* **To do**
Among the entries that follow, locate the line with "Recreate this image as a web page that uses D3.js." and the line with "const lineExceso = [[2, 67.8], [2, 13], [2, 9.6], [2, 7.2]];". Output those lines and all lines in between, exactly, minus the pictures.

* **Extracted information**
--- Start ---

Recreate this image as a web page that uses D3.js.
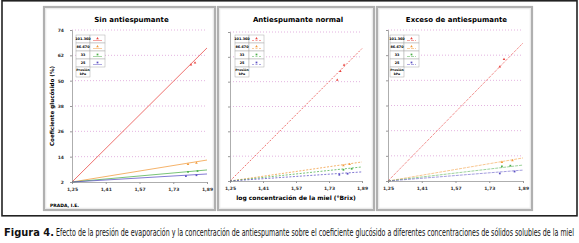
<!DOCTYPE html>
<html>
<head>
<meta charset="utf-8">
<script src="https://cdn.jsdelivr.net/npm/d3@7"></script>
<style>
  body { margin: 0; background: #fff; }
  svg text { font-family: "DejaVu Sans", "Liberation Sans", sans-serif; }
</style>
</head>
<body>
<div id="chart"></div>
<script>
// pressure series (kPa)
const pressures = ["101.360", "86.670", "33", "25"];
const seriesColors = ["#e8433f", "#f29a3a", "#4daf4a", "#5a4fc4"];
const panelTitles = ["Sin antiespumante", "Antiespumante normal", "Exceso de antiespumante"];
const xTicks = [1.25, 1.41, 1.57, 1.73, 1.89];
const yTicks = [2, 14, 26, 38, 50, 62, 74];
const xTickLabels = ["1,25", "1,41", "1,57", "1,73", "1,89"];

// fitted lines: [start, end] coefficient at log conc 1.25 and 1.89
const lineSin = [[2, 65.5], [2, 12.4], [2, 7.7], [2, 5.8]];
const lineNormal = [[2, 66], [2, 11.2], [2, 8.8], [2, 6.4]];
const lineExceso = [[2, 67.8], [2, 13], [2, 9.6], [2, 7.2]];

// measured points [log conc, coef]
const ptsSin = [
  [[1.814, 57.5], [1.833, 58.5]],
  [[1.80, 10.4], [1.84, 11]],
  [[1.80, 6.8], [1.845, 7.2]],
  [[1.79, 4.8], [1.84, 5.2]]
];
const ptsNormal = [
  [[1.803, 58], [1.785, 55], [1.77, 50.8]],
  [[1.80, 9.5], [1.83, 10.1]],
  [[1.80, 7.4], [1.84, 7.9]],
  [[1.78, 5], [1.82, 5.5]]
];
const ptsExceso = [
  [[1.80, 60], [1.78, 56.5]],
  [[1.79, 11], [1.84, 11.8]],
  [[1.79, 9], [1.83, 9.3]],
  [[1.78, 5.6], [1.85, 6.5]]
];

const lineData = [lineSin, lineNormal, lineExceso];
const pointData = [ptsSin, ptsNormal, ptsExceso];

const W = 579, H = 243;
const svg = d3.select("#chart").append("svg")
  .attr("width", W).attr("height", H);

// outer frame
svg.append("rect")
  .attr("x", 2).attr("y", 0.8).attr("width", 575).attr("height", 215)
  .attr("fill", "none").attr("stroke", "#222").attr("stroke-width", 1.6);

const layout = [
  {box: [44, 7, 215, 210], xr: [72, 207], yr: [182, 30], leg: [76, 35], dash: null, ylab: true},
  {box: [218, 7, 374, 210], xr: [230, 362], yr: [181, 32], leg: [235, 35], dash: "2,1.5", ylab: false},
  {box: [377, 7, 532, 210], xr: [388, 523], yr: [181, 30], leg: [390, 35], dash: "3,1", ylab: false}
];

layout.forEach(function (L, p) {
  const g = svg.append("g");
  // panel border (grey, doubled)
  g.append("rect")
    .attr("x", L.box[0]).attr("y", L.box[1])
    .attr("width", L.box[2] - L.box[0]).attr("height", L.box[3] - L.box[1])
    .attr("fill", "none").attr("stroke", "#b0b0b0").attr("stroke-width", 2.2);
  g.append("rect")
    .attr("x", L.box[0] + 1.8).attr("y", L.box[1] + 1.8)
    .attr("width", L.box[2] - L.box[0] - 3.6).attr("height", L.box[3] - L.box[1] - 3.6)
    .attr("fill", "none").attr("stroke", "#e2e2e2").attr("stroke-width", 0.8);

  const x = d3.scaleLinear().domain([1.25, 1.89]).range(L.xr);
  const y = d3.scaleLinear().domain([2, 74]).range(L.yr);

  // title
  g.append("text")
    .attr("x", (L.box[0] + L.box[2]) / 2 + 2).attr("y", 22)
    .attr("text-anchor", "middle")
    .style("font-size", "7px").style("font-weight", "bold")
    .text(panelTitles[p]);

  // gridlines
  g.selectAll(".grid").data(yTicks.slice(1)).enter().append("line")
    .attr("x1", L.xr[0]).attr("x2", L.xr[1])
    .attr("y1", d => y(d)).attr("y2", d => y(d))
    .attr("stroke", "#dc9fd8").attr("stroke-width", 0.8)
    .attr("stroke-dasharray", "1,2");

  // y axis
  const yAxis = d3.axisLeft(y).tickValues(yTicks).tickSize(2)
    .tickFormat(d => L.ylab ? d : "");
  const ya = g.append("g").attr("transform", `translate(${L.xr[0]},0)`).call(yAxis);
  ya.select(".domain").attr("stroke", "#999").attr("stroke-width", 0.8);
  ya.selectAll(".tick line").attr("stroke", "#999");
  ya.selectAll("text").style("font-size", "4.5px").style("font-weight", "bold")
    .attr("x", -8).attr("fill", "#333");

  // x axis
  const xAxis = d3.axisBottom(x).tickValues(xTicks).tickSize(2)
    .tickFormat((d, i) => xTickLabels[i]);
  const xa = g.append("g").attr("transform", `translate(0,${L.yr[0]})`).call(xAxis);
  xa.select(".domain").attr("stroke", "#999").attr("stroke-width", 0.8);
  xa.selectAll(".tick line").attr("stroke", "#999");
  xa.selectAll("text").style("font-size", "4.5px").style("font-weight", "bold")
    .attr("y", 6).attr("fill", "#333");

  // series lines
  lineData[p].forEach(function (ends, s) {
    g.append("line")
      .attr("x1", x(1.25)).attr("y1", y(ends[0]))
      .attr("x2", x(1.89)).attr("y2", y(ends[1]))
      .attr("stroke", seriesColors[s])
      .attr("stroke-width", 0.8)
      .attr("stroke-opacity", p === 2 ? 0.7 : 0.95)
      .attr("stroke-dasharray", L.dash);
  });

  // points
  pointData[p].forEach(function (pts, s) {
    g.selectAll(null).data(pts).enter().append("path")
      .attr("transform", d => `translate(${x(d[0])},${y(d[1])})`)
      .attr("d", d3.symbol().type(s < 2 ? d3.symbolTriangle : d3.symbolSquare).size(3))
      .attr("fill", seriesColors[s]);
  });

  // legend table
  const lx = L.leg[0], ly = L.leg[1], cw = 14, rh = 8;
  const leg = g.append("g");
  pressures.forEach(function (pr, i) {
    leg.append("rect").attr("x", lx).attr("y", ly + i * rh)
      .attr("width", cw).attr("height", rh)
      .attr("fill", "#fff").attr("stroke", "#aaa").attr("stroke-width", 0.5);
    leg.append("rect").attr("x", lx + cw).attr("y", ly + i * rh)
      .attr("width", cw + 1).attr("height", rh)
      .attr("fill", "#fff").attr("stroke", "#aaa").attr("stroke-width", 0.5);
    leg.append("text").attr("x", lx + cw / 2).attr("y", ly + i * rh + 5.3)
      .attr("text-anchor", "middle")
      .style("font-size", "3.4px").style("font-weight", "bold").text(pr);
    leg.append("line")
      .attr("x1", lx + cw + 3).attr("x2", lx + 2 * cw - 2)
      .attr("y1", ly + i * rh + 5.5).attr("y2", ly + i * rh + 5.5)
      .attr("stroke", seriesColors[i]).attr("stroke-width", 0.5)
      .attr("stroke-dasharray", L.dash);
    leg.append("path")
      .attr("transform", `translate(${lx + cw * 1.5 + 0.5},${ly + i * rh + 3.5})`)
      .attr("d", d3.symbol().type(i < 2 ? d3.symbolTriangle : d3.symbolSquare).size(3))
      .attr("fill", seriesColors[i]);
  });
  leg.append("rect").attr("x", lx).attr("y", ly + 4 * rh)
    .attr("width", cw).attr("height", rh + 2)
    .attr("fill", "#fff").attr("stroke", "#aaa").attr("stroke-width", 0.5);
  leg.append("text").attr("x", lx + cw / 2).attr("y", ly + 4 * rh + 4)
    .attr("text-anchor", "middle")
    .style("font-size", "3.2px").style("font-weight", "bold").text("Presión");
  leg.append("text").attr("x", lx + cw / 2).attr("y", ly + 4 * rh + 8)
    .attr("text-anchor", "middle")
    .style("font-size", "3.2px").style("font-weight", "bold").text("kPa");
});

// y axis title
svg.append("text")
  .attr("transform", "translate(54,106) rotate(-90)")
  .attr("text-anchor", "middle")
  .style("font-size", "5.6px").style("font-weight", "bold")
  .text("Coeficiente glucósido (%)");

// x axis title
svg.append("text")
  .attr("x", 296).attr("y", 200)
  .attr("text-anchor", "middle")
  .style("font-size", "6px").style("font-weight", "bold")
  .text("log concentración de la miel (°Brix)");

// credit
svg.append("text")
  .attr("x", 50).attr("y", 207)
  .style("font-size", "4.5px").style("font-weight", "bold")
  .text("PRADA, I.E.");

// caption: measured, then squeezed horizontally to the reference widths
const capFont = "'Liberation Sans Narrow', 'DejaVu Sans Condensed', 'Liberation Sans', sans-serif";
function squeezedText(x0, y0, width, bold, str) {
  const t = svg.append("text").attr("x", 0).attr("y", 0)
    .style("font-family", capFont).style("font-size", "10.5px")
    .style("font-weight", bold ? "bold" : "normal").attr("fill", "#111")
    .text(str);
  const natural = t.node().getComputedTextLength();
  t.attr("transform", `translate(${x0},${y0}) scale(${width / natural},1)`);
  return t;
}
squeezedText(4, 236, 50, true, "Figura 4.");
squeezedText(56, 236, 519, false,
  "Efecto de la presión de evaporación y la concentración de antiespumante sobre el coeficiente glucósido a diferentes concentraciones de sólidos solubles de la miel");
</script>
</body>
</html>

--- End ---
--- Start ---

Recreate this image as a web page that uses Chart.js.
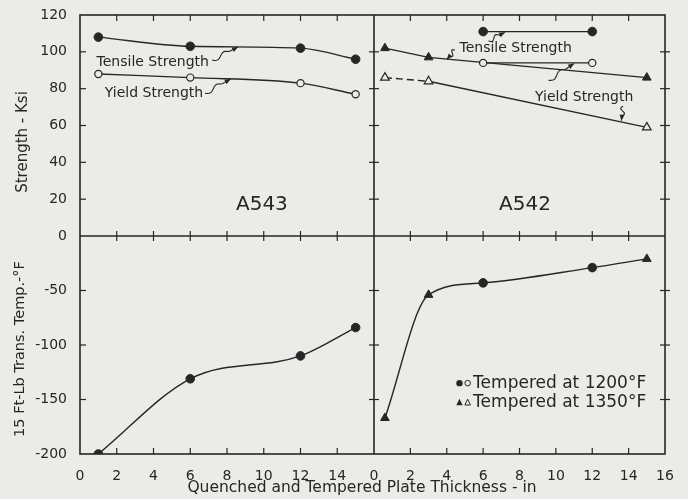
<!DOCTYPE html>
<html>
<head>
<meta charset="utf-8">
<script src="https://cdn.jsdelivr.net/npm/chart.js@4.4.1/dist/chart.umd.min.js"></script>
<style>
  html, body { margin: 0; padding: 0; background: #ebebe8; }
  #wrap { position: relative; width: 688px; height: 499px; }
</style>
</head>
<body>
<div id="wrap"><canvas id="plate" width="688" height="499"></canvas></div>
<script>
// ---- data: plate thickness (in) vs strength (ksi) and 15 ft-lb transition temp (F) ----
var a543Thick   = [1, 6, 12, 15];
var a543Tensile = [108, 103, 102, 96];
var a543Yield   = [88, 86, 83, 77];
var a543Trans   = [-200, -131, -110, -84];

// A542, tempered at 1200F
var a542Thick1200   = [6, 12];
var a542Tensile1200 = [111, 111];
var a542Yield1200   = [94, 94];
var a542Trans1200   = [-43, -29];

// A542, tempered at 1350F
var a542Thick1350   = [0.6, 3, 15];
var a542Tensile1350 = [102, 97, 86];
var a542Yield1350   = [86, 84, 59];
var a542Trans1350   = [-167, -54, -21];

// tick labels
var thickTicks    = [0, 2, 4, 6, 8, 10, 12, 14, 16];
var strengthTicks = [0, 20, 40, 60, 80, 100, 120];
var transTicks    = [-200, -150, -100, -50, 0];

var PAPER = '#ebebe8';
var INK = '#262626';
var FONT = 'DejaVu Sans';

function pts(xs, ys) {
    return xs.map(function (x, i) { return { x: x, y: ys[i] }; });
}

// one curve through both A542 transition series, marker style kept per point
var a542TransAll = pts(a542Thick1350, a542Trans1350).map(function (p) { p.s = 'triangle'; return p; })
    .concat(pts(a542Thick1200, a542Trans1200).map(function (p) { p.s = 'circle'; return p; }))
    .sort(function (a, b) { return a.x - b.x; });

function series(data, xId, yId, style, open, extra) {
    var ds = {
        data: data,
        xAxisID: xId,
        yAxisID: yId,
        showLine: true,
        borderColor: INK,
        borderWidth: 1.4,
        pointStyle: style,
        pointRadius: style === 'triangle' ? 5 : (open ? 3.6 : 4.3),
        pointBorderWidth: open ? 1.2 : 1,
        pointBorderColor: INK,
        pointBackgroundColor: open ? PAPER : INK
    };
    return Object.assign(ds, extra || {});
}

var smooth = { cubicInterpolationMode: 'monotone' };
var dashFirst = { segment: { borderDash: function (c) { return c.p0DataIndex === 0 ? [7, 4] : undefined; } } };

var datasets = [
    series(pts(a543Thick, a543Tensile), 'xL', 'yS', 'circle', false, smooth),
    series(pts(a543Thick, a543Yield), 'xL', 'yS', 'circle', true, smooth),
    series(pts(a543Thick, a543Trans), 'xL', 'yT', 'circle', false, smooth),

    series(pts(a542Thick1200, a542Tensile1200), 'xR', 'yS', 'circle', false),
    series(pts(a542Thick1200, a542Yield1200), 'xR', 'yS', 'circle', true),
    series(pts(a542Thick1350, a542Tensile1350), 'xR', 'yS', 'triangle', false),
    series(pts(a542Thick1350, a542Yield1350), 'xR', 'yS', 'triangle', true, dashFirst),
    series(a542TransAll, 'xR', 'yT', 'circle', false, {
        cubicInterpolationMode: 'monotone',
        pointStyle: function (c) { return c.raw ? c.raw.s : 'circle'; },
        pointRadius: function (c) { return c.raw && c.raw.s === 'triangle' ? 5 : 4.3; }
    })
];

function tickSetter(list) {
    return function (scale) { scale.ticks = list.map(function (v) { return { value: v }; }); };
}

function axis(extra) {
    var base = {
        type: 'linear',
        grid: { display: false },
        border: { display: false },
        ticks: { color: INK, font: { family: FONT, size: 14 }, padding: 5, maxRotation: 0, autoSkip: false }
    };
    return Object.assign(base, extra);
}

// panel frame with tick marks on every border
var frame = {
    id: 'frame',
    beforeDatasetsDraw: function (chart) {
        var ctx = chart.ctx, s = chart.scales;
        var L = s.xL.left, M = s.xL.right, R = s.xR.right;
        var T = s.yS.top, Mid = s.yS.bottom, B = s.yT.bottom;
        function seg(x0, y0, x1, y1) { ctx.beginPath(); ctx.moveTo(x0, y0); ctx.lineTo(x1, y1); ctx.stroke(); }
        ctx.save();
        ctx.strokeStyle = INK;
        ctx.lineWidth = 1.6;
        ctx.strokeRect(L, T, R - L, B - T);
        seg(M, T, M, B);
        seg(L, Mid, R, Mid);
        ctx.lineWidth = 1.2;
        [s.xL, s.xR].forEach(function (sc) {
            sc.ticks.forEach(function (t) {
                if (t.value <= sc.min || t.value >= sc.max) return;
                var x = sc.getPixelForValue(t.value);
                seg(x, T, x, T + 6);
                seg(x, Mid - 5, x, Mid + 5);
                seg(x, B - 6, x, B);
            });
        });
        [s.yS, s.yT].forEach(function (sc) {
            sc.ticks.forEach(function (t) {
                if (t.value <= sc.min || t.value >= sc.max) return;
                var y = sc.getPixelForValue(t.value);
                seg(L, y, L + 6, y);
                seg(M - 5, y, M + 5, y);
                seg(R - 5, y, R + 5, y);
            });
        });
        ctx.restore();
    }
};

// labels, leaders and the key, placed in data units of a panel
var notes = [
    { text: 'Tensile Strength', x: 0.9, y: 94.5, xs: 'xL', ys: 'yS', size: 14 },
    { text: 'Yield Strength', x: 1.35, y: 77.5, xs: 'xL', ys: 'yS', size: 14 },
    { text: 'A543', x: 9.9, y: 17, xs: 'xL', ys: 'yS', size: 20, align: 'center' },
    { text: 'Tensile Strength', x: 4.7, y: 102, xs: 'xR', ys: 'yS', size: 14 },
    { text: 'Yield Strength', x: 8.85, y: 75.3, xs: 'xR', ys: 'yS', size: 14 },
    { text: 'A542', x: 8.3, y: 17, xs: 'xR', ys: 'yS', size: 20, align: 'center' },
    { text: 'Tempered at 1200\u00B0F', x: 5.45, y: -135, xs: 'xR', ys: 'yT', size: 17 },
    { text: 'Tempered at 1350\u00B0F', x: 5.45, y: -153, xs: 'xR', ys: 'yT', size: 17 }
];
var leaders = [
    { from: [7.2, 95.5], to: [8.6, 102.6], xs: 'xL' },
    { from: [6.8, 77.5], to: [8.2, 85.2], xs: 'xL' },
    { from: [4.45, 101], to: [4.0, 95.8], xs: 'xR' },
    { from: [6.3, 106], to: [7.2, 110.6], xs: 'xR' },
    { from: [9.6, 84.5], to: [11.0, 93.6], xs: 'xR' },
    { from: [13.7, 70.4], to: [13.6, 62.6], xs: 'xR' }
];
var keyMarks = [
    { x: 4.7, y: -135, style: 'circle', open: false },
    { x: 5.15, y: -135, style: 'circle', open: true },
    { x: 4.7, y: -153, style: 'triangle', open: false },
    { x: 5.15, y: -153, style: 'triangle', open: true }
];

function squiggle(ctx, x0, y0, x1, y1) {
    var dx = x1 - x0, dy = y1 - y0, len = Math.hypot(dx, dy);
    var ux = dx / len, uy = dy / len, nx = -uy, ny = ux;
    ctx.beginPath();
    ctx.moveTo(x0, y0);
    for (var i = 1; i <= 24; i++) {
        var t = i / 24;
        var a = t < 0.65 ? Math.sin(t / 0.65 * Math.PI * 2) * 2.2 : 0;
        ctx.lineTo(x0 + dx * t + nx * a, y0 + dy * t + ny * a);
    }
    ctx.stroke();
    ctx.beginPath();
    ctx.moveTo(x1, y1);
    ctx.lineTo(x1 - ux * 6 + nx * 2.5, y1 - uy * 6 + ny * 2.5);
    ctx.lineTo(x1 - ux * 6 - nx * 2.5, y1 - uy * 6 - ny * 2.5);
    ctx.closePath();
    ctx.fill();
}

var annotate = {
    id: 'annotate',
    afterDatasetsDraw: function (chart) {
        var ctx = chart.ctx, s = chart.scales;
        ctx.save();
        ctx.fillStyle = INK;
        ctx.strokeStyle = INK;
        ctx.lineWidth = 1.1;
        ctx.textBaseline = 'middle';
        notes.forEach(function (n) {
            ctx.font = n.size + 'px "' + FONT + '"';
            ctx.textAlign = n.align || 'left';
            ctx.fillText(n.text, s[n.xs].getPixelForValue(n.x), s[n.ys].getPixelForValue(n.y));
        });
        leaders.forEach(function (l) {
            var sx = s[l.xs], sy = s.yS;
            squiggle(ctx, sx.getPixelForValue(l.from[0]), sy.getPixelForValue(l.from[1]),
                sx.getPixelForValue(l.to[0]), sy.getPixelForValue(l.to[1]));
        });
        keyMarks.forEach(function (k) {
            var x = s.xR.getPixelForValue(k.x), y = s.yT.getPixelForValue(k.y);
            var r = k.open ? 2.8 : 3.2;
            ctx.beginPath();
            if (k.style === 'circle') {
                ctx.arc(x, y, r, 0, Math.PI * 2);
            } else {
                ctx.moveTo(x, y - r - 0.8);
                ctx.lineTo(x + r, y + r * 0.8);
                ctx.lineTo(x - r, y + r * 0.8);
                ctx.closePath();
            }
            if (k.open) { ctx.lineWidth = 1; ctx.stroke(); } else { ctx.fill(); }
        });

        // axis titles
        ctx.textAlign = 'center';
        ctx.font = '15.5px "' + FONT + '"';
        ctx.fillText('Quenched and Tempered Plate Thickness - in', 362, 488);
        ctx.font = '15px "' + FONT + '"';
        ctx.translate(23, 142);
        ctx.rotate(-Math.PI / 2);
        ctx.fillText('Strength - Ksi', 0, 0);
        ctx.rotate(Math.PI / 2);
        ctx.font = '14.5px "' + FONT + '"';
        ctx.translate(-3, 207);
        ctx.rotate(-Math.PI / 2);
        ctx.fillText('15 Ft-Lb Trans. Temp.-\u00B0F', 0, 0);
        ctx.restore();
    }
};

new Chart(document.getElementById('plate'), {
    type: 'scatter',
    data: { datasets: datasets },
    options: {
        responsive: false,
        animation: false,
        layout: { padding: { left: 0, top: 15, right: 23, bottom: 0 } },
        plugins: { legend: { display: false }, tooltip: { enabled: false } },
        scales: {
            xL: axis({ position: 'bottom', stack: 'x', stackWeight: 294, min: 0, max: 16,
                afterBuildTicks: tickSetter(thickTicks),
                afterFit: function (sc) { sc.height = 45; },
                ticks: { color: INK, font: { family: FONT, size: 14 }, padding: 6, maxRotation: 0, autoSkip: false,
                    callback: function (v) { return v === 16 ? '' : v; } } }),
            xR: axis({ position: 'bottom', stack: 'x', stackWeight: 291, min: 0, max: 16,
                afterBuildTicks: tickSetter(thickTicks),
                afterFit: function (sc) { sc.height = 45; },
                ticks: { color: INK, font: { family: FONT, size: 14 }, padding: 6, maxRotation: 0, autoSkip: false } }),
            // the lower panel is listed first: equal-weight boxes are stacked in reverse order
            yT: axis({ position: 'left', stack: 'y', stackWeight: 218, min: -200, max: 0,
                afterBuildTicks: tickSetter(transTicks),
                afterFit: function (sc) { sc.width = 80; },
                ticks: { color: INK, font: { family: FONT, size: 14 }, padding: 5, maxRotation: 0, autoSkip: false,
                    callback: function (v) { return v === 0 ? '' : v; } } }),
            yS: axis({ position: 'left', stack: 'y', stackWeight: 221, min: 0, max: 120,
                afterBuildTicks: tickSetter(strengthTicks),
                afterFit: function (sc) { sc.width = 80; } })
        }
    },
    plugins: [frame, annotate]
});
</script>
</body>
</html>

--- End ---

* **Solution to the problem**
Recreate this image as a web page that uses D3.js.
<!DOCTYPE html>
<html>
<head>
<meta charset="utf-8">
<script src="https://cdn.jsdelivr.net/npm/d3@7"></script>
<style>
  body { margin: 0; background: #fff; }
  svg text { font-family: "DejaVu Sans", "Liberation Sans", sans-serif; }
</style>
</head>
<body>
<div id="chart"></div>
<script>
// pressure series (kPa)
const pressures = ["101.360", "86.670", "33", "25"];
const seriesColors = ["#e8433f", "#f29a3a", "#4daf4a", "#5a4fc4"];
const panelTitles = ["Sin antiespumante", "Antiespumante normal", "Exceso de antiespumante"];
const xTicks = [1.25, 1.41, 1.57, 1.73, 1.89];
const yTicks = [2, 14, 26, 38, 50, 62, 74];
const xTickLabels = ["1,25", "1,41", "1,57", "1,73", "1,89"];

// fitted lines: [start, end] coefficient at log conc 1.25 and 1.89
const lineSin = [[2, 65.5], [2, 12.4], [2, 7.7], [2, 5.8]];
const lineNormal = [[2, 66], [2, 11.2], [2, 8.8], [2, 6.4]];
const lineExceso = [[2, 67.8], [2, 13], [2, 9.6], [2, 7.2]];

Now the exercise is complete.